Supplied data:
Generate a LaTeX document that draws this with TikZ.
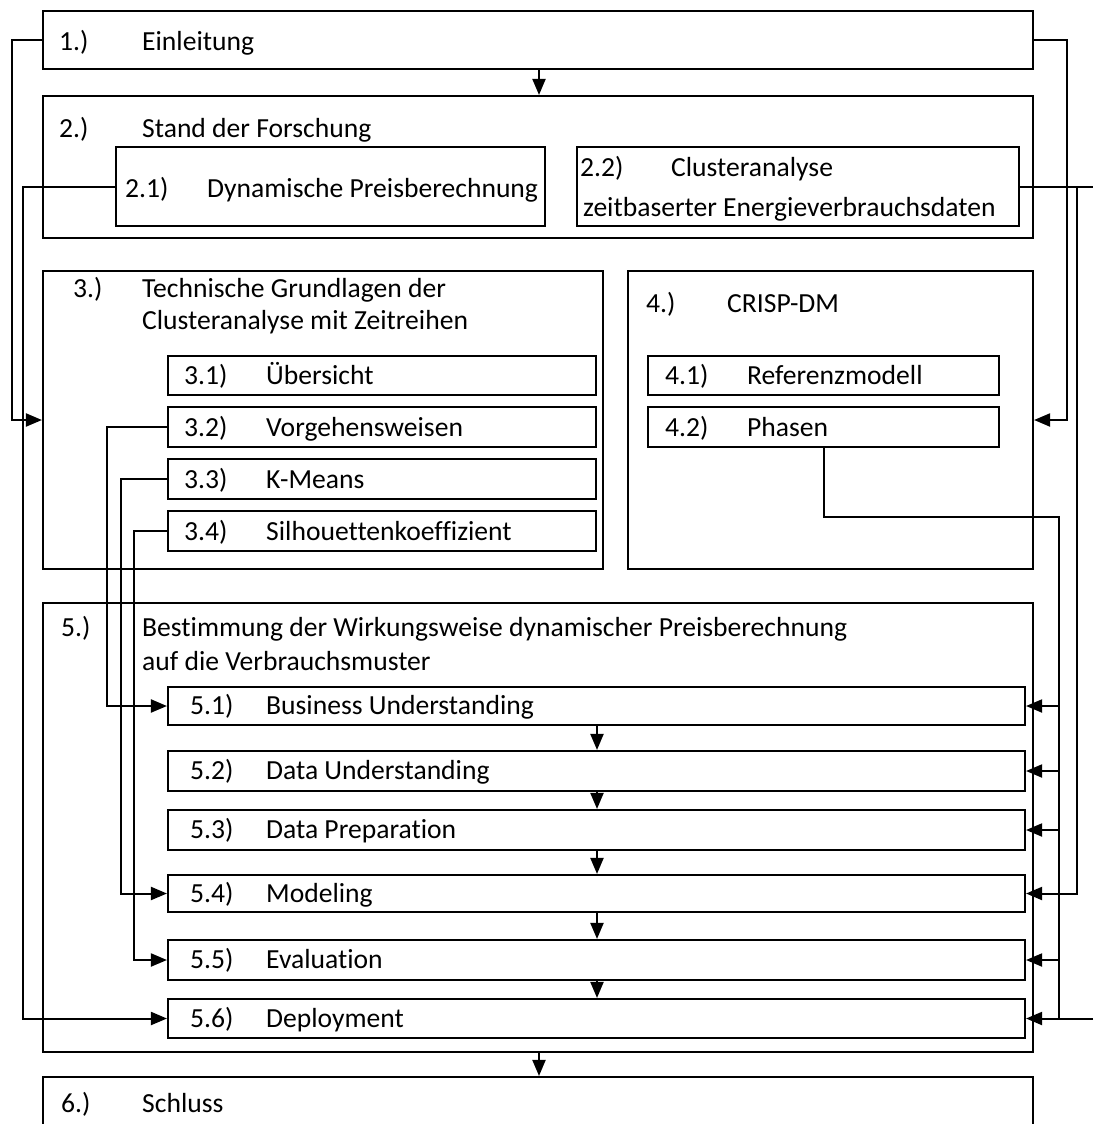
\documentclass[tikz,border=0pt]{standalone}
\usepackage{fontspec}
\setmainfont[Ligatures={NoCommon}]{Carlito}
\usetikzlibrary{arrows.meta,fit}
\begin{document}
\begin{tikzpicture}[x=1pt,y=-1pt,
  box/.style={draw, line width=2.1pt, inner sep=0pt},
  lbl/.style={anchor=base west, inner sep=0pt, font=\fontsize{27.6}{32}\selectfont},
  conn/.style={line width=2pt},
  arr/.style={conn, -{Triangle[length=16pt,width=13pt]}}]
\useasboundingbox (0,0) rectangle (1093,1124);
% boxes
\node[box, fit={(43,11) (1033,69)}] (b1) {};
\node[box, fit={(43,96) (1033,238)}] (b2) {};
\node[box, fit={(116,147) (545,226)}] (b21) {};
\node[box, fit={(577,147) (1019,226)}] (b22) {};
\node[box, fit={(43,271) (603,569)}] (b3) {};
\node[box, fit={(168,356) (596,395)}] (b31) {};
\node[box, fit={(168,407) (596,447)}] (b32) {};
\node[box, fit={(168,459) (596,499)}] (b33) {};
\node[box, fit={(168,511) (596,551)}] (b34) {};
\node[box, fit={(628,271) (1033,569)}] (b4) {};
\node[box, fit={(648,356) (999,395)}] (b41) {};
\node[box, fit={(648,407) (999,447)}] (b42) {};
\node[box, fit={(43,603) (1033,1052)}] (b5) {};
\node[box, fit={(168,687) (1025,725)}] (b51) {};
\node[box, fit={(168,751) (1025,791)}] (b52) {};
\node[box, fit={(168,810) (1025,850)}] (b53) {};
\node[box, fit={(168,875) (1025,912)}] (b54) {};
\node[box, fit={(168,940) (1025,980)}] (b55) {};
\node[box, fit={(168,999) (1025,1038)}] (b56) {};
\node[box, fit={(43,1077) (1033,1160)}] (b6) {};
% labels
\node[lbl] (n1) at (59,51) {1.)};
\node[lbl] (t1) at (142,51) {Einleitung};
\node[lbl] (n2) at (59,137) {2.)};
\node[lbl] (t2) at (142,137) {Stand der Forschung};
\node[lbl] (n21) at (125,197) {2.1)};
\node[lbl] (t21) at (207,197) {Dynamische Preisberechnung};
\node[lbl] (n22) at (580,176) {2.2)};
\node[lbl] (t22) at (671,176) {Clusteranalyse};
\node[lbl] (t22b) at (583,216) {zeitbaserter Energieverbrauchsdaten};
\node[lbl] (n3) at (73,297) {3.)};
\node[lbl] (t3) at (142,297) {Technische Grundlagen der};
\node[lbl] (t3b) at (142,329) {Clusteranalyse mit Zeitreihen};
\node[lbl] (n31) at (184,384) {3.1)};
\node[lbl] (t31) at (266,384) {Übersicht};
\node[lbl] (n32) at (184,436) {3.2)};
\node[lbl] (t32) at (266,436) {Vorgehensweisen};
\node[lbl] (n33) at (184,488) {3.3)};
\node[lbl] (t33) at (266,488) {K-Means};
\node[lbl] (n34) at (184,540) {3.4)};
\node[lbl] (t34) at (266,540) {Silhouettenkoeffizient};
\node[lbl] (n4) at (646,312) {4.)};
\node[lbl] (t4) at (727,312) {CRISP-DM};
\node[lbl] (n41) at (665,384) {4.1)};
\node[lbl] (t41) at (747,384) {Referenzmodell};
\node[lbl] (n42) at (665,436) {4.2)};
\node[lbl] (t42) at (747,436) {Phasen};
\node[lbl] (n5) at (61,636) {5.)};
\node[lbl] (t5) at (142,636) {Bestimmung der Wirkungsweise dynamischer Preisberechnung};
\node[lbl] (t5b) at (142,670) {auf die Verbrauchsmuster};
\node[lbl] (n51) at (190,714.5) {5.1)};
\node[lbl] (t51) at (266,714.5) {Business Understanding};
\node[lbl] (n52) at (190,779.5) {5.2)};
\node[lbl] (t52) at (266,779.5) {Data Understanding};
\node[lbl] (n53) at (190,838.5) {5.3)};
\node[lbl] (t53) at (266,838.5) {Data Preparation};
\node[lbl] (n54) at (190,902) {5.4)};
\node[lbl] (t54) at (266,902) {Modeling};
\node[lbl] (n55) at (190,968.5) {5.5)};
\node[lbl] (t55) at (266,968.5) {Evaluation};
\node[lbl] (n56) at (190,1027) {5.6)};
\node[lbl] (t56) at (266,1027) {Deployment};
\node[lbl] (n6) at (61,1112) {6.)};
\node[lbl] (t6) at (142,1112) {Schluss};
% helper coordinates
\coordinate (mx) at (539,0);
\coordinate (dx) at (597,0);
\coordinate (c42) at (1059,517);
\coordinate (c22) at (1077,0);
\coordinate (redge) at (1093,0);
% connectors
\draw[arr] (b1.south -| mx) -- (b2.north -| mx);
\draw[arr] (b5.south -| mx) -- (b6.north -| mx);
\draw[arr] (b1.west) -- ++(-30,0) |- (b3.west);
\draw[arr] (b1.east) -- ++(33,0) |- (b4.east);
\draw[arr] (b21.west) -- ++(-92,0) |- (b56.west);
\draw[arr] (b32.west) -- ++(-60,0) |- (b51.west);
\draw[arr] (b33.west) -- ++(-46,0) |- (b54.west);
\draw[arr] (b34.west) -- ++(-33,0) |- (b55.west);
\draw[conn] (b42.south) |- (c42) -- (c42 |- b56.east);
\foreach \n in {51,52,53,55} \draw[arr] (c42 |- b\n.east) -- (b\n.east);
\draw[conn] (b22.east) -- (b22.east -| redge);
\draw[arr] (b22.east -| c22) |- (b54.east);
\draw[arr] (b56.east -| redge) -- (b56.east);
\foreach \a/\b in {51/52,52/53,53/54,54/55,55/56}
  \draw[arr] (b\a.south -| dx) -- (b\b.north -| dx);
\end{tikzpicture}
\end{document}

Goal of the exercise: Reproduce each line exactly, please, except for any pictures.

Response:
Generate a LaTeX document that draws this with TikZ.
\documentclass[tikz,border=0pt]{standalone}
\usepackage{fontspec}
\setmainfont[Ligatures={NoCommon}]{Carlito}
\usetikzlibrary{arrows.meta,fit}
\begin{document}
\begin{tikzpicture}[x=1pt,y=-1pt,
  box/.style={draw, line width=2.1pt, inner sep=0pt},
  lbl/.style={anchor=base west, inner sep=0pt, font=\fontsize{27.6}{32}\selectfont},
  conn/.style={line width=2pt},
  arr/.style={conn, -{Triangle[length=16pt,width=13pt]}}]
\useasboundingbox (0,0) rectangle (1093,1124);
% boxes
\node[box, fit={(43,11) (1033,69)}] (b1) {};
\node[box, fit={(43,96) (1033,238)}] (b2) {};
\node[box, fit={(116,147) (545,226)}] (b21) {};
\node[box, fit={(577,147) (1019,226)}] (b22) {};
\node[box, fit={(43,271) (603,569)}] (b3) {};
\node[box, fit={(168,356) (596,395)}] (b31) {};
\node[box, fit={(168,407) (596,447)}] (b32) {};
\node[box, fit={(168,459) (596,499)}] (b33) {};
\node[box, fit={(168,511) (596,551)}] (b34) {};
\node[box, fit={(628,271) (1033,569)}] (b4) {};
\node[box, fit={(648,356) (999,395)}] (b41) {};
\node[box, fit={(648,407) (999,447)}] (b42) {};
\node[box, fit={(43,603) (1033,1052)}] (b5) {};
\node[box, fit={(168,687) (1025,725)}] (b51) {};
\node[box, fit={(168,751) (1025,791)}] (b52) {};
\node[box, fit={(168,810) (1025,850)}] (b53) {};
\node[box, fit={(168,875) (1025,912)}] (b54) {};
\node[box, fit={(168,940) (1025,980)}] (b55) {};
\node[box, fit={(168,999) (1025,1038)}] (b56) {};
\node[box, fit={(43,1077) (1033,1160)}] (b6) {};
% labels
\node[lbl] (n1) at (59,51) {1.)};
\node[lbl] (t1) at (142,51) {Einleitung};
\node[lbl] (n2) at (59,137) {2.)};
\node[lbl] (t2) at (142,137) {Stand der Forschung};
\node[lbl] (n21) at (125,197) {2.1)};
\node[lbl] (t21) at (207,197) {Dynamische Preisberechnung};
\node[lbl] (n22) at (580,176) {2.2)};
\node[lbl] (t22) at (671,176) {Clusteranalyse};
\node[lbl] (t22b) at (583,216) {zeitbaserter Energieverbrauchsdaten};
\node[lbl] (n3) at (73,297) {3.)};
\node[lbl] (t3) at (142,297) {Technische Grundlagen der};
\node[lbl] (t3b) at (142,329) {Clusteranalyse mit Zeitreihen};
\node[lbl] (n31) at (184,384) {3.1)};
\node[lbl] (t31) at (266,384) {Übersicht};
\node[lbl] (n32) at (184,436) {3.2)};
\node[lbl] (t32) at (266,436) {Vorgehensweisen};
\node[lbl] (n33) at (184,488) {3.3)};
\node[lbl] (t33) at (266,488) {K-Means};
\node[lbl] (n34) at (184,540) {3.4)};
\node[lbl] (t34) at (266,540) {Silhouettenkoeffizient};
\node[lbl] (n4) at (646,312) {4.)};
\node[lbl] (t4) at (727,312) {CRISP-DM};
\node[lbl] (n41) at (665,384) {4.1)};
\node[lbl] (t41) at (747,384) {Referenzmodell};
\node[lbl] (n42) at (665,436) {4.2)};
\node[lbl] (t42) at (747,436) {Phasen};
\node[lbl] (n5) at (61,636) {5.)};
\node[lbl] (t5) at (142,636) {Bestimmung der Wirkungsweise dynamischer Preisberechnung};
\node[lbl] (t5b) at (142,670) {auf die Verbrauchsmuster};
\node[lbl] (n51) at (190,714.5) {5.1)};
\node[lbl] (t51) at (266,714.5) {Business Understanding};
\node[lbl] (n52) at (190,779.5) {5.2)};
\node[lbl] (t52) at (266,779.5) {Data Understanding};
\node[lbl] (n53) at (190,838.5) {5.3)};
\node[lbl] (t53) at (266,838.5) {Data Preparation};
\node[lbl] (n54) at (190,902) {5.4)};
\node[lbl] (t54) at (266,902) {Modeling};
\node[lbl] (n55) at (190,968.5) {5.5)};
\node[lbl] (t55) at (266,968.5) {Evaluation};
\node[lbl] (n56) at (190,1027) {5.6)};
\node[lbl] (t56) at (266,1027) {Deployment};
\node[lbl] (n6) at (61,1112) {6.)};
\node[lbl] (t6) at (142,1112) {Schluss};
% helper coordinates
\coordinate (mx) at (539,0);
\coordinate (dx) at (597,0);
\coordinate (c42) at (1059,517);
\coordinate (c22) at (1077,0);
\coordinate (redge) at (1093,0);
% connectors
\draw[arr] (b1.south -| mx) -- (b2.north -| mx);
\draw[arr] (b5.south -| mx) -- (b6.north -| mx);
\draw[arr] (b1.west) -- ++(-30,0) |- (b3.west);
\draw[arr] (b1.east) -- ++(33,0) |- (b4.east);
\draw[arr] (b21.west) -- ++(-92,0) |- (b56.west);
\draw[arr] (b32.west) -- ++(-60,0) |- (b51.west);
\draw[arr] (b33.west) -- ++(-46,0) |- (b54.west);
\draw[arr] (b34.west) -- ++(-33,0) |- (b55.west);
\draw[conn] (b42.south) |- (c42) -- (c42 |- b56.east);
\foreach \n in {51,52,53,55} \draw[arr] (c42 |- b\n.east) -- (b\n.east);
\draw[conn] (b22.east) -- (b22.east -| redge);
\draw[arr] (b22.east -| c22) |- (b54.east);
\draw[arr] (b56.east -| redge) -- (b56.east);
\foreach \a/\b in {51/52,52/53,53/54,54/55,55/56}
  \draw[arr] (b\a.south -| dx) -- (b\b.north -| dx);
\end{tikzpicture}
\end{document}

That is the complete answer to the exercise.